Set exercise = Below, find the line containing "Generate a web" and the line containing "const noPreference = 50;"; reproduce exactly those two and every line between them, omitting pictures.

Rows from a dataset of charts and code:
────

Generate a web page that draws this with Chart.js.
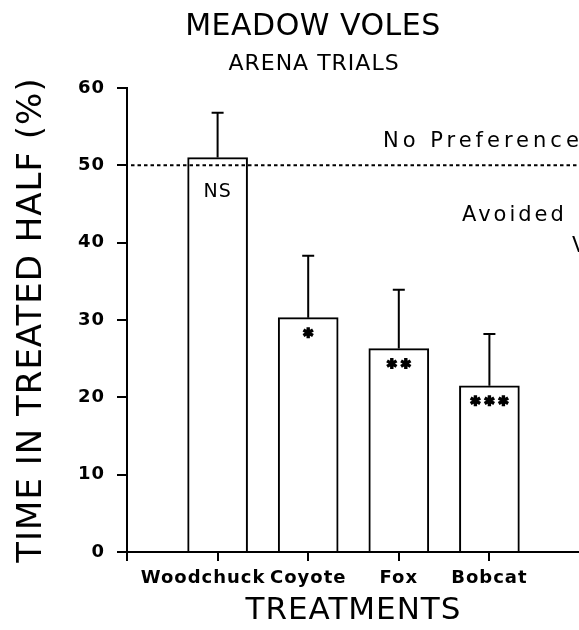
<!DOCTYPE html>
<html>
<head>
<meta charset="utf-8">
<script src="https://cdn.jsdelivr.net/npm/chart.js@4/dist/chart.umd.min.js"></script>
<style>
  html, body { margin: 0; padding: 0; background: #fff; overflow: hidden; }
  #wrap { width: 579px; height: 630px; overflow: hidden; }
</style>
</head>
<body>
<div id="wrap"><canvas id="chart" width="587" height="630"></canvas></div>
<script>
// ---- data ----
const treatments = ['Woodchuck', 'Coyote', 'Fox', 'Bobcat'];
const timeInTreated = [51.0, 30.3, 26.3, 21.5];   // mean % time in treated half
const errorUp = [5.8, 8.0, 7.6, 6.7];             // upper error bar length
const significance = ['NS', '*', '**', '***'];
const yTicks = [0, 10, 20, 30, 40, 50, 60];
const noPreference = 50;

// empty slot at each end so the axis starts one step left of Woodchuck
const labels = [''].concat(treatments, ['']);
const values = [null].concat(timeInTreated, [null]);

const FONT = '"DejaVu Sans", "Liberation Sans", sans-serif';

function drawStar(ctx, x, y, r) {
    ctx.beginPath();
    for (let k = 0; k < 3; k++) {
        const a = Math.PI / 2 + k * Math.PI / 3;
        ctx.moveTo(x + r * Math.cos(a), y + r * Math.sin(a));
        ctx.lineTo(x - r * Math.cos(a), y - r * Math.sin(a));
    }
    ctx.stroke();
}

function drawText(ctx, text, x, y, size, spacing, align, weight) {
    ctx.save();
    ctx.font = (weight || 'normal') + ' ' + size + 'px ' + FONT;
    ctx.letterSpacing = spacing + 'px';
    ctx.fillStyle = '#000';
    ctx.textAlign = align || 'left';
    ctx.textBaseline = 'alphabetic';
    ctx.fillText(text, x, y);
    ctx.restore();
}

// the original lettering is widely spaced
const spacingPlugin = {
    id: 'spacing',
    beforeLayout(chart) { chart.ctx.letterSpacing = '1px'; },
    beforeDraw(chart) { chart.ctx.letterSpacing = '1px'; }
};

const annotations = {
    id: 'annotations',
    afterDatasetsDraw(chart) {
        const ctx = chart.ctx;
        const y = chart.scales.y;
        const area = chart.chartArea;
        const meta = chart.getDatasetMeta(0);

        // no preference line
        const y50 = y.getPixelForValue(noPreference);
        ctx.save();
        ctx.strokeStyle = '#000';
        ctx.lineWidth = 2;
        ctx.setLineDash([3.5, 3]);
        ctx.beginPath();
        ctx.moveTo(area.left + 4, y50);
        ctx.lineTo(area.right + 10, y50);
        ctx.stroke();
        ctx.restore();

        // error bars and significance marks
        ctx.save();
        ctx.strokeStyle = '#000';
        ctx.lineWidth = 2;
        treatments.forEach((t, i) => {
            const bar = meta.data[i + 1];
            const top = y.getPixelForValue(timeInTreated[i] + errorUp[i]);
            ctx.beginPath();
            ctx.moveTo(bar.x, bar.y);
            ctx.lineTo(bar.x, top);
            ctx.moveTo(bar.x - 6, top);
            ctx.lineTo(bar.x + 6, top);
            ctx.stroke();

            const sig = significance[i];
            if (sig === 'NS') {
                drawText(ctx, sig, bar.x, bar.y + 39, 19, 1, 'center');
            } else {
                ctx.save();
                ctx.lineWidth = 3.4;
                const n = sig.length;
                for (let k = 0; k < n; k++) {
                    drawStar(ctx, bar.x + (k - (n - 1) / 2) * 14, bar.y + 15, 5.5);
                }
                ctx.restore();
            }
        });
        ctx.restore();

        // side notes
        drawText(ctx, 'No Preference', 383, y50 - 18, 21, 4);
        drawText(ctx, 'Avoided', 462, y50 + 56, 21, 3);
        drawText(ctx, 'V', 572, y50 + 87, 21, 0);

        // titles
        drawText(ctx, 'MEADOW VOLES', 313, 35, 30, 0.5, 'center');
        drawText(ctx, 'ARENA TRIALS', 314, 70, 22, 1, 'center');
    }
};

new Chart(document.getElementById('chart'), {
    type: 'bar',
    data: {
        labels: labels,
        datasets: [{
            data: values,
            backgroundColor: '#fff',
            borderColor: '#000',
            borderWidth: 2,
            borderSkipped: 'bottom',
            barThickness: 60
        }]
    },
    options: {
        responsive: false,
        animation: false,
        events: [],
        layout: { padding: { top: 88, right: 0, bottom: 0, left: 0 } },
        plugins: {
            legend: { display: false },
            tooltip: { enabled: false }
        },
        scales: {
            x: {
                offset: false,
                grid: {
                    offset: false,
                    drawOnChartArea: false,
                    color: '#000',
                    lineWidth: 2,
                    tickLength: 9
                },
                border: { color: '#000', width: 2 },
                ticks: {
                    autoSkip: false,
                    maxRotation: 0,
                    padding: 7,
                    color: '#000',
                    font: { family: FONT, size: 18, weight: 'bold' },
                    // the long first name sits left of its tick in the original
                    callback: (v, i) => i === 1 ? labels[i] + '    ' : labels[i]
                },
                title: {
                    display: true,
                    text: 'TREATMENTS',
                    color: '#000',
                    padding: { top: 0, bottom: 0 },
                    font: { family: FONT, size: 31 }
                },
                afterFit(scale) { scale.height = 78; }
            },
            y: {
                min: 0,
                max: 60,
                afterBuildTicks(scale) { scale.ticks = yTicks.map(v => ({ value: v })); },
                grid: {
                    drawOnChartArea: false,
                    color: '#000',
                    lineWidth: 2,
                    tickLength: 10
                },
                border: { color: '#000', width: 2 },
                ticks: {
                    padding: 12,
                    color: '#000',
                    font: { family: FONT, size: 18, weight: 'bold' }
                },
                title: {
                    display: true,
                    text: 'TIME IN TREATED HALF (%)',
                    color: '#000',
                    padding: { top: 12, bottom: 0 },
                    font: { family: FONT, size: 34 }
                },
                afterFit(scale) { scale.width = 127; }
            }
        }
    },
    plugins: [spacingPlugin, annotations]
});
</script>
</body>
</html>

────

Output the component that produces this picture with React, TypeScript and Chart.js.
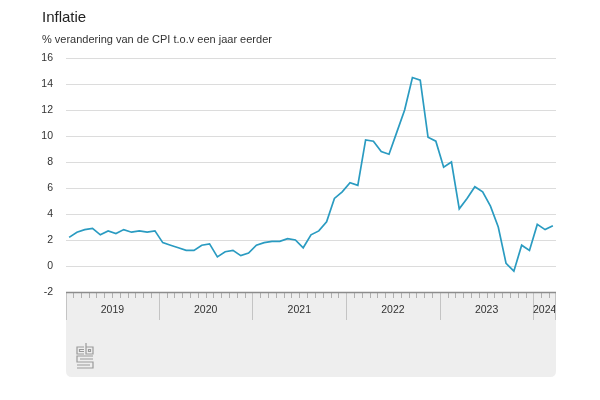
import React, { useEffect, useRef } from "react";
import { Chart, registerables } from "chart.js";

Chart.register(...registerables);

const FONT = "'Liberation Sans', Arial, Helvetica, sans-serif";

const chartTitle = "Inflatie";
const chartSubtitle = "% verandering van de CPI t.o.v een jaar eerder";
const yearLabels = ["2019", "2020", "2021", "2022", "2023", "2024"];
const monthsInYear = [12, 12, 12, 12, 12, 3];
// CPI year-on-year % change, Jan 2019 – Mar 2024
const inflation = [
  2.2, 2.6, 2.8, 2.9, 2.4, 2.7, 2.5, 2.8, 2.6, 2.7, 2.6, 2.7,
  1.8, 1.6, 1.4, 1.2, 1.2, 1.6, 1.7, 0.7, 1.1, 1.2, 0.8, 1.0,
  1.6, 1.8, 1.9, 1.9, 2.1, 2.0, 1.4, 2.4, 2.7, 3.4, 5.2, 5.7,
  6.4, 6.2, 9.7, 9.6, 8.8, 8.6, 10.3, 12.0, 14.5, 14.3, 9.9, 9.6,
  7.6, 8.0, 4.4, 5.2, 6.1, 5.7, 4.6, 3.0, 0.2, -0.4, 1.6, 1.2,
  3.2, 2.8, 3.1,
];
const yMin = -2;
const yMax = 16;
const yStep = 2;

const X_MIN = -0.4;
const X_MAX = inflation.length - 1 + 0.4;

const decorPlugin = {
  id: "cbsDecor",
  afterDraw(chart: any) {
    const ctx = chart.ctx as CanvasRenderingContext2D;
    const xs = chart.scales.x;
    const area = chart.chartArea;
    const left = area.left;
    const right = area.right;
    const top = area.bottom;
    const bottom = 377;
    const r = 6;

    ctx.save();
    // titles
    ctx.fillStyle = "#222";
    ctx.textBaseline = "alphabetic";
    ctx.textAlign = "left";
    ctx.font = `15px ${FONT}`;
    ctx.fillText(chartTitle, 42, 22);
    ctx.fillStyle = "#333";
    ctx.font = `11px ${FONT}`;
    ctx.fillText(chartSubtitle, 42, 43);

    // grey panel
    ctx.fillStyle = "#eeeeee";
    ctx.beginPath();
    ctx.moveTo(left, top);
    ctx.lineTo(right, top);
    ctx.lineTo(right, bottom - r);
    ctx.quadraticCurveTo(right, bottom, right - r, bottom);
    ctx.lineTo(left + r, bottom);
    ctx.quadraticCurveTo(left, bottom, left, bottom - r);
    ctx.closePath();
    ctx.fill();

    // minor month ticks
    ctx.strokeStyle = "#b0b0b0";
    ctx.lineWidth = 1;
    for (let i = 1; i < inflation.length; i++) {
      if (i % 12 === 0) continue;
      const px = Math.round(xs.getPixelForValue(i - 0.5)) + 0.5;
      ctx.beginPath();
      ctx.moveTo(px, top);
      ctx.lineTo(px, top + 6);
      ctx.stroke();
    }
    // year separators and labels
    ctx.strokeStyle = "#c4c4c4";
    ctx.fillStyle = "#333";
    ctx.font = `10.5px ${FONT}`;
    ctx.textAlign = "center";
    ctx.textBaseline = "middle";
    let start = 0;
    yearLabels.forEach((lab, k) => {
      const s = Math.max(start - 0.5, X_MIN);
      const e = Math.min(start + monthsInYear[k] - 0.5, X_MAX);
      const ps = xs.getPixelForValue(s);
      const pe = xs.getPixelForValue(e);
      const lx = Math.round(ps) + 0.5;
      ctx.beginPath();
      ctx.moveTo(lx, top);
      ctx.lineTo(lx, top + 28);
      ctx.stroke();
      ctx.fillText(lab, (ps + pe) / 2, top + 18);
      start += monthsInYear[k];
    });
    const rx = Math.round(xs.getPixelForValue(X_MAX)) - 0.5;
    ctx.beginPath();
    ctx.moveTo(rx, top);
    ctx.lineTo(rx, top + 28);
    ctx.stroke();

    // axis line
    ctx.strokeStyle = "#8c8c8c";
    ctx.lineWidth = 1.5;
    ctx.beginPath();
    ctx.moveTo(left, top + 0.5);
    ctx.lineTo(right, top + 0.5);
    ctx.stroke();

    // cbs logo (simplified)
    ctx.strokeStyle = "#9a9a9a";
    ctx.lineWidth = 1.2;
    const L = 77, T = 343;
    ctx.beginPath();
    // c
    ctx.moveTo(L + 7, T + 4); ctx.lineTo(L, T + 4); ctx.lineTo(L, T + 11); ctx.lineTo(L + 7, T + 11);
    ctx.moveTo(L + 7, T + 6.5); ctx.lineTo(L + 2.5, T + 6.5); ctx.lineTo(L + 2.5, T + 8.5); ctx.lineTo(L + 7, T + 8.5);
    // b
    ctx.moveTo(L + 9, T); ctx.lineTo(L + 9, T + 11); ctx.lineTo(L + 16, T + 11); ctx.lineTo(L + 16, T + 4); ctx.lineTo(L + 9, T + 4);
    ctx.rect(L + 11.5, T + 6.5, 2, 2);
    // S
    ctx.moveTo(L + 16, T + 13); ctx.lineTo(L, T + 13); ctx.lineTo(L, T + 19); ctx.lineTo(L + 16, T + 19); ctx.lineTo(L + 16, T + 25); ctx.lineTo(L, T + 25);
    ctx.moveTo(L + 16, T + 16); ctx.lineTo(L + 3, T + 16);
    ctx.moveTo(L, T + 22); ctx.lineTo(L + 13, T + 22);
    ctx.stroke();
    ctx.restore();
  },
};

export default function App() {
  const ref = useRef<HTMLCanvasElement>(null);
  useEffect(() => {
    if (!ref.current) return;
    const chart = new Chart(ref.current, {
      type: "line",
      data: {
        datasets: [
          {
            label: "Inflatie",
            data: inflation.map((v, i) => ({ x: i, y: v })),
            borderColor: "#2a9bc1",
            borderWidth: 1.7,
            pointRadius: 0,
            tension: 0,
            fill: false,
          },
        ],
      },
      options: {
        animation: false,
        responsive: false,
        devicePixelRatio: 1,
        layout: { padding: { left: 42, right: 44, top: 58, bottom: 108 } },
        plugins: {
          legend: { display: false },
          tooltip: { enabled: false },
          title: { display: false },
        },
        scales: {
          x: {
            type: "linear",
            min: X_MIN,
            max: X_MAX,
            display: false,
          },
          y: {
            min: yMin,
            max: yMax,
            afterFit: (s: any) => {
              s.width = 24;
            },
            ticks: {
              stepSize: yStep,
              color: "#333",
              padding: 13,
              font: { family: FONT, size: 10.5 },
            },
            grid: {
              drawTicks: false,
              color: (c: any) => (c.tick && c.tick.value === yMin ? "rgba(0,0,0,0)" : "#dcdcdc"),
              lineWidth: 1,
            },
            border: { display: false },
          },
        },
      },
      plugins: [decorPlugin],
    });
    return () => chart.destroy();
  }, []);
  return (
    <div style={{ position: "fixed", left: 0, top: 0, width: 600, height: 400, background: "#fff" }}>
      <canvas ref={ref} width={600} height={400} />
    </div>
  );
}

────

Complete output =
Generate a web page that draws this with Chart.js.
<!DOCTYPE html>
<html>
<head>
<meta charset="utf-8">
<script src="https://cdn.jsdelivr.net/npm/chart.js@4/dist/chart.umd.min.js"></script>
<style>
  html, body { margin: 0; padding: 0; background: #fff; overflow: hidden; }
  #wrap { width: 579px; height: 630px; overflow: hidden; }
</style>
</head>
<body>
<div id="wrap"><canvas id="chart" width="587" height="630"></canvas></div>
<script>
// ---- data ----
const treatments = ['Woodchuck', 'Coyote', 'Fox', 'Bobcat'];
const timeInTreated = [51.0, 30.3, 26.3, 21.5];   // mean % time in treated half
const errorUp = [5.8, 8.0, 7.6, 6.7];             // upper error bar length
const significance = ['NS', '*', '**', '***'];
const yTicks = [0, 10, 20, 30, 40, 50, 60];
const noPreference = 50;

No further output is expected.